RECORDS FOR THIS EXERCISE:
# # # # #

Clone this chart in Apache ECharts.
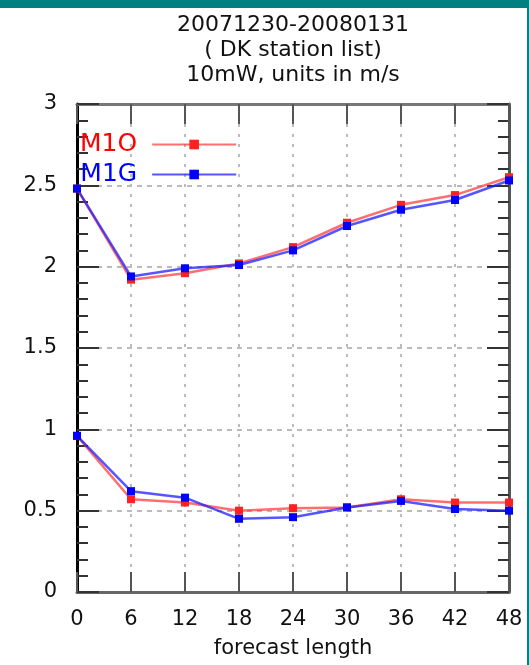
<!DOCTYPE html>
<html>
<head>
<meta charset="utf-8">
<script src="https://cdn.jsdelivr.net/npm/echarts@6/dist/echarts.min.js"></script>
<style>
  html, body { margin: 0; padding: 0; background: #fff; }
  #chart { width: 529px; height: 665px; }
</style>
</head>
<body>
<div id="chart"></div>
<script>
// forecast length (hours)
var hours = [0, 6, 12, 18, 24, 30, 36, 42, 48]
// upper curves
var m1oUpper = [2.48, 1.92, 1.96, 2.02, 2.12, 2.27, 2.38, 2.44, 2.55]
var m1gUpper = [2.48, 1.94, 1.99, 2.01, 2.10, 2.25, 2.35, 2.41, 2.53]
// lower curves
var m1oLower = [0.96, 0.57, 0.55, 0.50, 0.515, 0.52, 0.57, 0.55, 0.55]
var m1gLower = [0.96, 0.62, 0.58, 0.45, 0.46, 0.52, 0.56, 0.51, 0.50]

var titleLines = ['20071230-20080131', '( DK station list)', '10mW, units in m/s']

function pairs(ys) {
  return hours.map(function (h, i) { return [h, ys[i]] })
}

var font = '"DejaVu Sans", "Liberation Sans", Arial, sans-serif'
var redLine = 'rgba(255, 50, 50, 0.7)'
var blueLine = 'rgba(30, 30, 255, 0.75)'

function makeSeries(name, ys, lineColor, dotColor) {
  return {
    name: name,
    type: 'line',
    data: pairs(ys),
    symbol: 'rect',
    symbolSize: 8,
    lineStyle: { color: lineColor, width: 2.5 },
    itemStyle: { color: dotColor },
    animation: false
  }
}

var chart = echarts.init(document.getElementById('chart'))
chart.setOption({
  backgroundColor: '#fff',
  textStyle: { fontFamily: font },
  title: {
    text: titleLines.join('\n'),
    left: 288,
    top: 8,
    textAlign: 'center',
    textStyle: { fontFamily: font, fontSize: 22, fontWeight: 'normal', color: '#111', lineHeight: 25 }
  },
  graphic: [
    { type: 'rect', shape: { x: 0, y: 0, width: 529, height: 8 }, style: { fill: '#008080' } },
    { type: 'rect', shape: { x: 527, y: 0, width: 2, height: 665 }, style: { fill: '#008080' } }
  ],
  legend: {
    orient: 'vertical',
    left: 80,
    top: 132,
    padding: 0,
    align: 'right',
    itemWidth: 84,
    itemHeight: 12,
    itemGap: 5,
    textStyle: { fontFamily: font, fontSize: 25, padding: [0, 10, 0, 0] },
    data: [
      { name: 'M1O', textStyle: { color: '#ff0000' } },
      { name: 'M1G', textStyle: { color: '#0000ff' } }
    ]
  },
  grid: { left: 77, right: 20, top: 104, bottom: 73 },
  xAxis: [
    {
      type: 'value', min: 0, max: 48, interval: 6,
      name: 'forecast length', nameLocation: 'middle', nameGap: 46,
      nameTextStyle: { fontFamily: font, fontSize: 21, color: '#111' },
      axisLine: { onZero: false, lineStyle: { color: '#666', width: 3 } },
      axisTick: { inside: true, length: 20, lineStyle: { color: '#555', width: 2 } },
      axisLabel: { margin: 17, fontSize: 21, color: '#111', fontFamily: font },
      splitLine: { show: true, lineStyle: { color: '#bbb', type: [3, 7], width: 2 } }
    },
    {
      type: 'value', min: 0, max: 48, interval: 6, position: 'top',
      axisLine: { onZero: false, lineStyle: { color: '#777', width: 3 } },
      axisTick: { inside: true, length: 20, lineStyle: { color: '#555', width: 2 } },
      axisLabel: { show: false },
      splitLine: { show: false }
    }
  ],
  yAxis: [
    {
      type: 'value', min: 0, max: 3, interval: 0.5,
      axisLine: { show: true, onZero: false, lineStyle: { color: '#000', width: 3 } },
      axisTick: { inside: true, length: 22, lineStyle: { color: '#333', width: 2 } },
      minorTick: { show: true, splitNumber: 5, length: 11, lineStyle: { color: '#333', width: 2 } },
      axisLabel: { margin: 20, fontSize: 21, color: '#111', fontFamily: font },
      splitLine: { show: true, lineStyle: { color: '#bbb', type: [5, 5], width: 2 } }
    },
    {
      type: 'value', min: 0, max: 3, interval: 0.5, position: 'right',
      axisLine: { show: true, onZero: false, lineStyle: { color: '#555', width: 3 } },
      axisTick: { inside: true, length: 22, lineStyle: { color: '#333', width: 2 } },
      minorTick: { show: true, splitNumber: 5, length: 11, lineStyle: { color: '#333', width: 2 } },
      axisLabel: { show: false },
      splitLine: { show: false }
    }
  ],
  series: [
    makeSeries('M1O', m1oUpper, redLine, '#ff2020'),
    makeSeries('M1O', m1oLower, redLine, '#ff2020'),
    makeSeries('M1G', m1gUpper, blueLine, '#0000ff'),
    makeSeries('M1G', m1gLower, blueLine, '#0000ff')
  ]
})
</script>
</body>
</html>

# # # # #

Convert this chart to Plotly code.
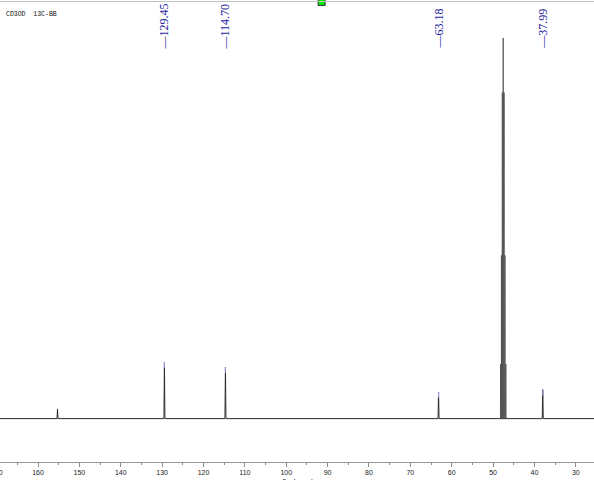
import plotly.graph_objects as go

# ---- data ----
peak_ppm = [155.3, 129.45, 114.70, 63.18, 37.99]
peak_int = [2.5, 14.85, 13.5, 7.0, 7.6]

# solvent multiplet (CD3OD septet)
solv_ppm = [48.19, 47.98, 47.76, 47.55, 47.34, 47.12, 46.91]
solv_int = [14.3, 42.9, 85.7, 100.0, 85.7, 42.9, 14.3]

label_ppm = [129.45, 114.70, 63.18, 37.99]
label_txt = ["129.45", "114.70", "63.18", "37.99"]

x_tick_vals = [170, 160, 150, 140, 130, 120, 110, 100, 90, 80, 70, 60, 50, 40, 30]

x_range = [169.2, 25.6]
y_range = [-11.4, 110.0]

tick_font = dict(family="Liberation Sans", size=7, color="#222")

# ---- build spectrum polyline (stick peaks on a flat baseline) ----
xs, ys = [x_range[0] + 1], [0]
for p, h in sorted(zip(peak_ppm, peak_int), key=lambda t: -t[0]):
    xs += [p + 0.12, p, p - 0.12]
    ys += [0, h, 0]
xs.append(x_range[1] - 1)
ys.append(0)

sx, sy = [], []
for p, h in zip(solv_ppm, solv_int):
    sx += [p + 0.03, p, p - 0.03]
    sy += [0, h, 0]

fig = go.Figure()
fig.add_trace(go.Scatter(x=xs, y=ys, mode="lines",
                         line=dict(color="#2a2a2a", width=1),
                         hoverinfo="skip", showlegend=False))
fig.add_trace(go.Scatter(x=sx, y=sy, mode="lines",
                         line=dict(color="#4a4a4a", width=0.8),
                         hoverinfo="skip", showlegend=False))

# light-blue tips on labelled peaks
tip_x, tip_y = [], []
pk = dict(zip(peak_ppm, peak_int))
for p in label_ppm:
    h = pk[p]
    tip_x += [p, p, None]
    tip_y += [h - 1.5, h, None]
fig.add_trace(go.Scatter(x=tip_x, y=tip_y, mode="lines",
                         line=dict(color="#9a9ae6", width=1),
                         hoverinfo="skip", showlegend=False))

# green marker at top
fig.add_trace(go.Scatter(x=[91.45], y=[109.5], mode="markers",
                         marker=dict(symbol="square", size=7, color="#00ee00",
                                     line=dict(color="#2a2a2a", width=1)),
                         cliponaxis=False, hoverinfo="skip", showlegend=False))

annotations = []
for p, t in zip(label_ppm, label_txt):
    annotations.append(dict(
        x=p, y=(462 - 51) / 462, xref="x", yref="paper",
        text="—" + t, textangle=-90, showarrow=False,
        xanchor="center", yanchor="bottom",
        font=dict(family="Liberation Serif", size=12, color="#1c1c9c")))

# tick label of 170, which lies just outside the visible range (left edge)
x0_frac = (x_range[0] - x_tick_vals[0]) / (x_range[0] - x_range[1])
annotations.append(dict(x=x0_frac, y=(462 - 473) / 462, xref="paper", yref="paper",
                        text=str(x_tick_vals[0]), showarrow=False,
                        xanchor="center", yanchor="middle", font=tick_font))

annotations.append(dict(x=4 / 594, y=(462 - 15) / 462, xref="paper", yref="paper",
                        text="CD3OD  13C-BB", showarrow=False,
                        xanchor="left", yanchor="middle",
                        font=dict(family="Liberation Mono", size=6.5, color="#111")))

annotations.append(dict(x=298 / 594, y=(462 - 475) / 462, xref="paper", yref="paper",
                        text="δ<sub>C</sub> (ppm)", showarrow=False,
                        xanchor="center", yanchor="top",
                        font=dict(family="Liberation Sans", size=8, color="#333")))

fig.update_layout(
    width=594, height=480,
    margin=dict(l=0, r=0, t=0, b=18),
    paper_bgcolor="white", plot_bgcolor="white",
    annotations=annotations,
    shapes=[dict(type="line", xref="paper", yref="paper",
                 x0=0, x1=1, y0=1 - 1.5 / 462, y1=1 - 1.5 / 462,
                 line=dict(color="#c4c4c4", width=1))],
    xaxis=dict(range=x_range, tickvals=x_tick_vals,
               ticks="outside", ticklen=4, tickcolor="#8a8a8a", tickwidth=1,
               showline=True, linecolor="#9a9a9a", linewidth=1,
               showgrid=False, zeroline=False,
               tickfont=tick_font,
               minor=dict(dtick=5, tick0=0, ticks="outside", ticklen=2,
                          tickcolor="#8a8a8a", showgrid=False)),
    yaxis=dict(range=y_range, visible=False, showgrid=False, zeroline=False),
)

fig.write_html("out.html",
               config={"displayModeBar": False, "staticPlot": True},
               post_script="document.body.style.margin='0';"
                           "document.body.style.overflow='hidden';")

# # # # #

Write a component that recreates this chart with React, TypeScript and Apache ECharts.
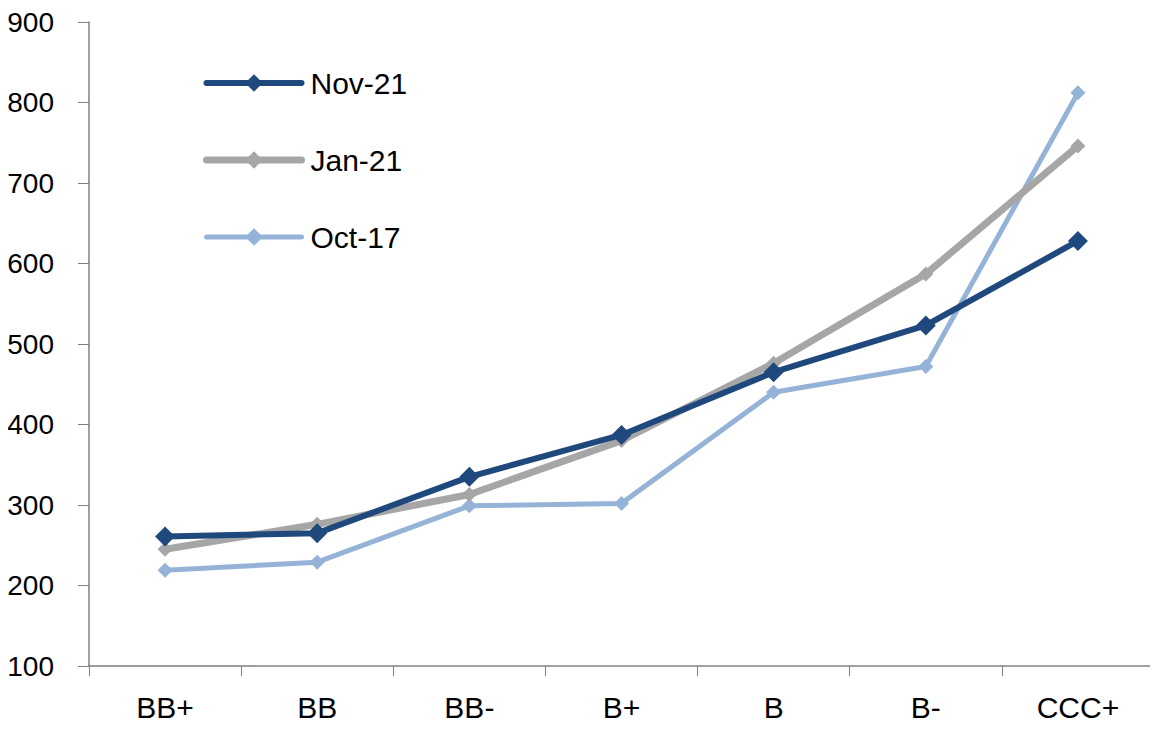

# # # # #

TASK OBJECTIVE: Skip the pictures. Set down only the lines from the one containing "Convert this chart to Plotly code." through the one containing "y_range = [-11.4, 110.0]", exactly as they appear, ends included.

EXERCISE OUTPUT:
Convert this chart to Plotly code.
import plotly.graph_objects as go

# ---- data ----
peak_ppm = [155.3, 129.45, 114.70, 63.18, 37.99]
peak_int = [2.5, 14.85, 13.5, 7.0, 7.6]

# solvent multiplet (CD3OD septet)
solv_ppm = [48.19, 47.98, 47.76, 47.55, 47.34, 47.12, 46.91]
solv_int = [14.3, 42.9, 85.7, 100.0, 85.7, 42.9, 14.3]

label_ppm = [129.45, 114.70, 63.18, 37.99]
label_txt = ["129.45", "114.70", "63.18", "37.99"]

x_tick_vals = [170, 160, 150, 140, 130, 120, 110, 100, 90, 80, 70, 60, 50, 40, 30]

x_range = [169.2, 25.6]
y_range = [-11.4, 110.0]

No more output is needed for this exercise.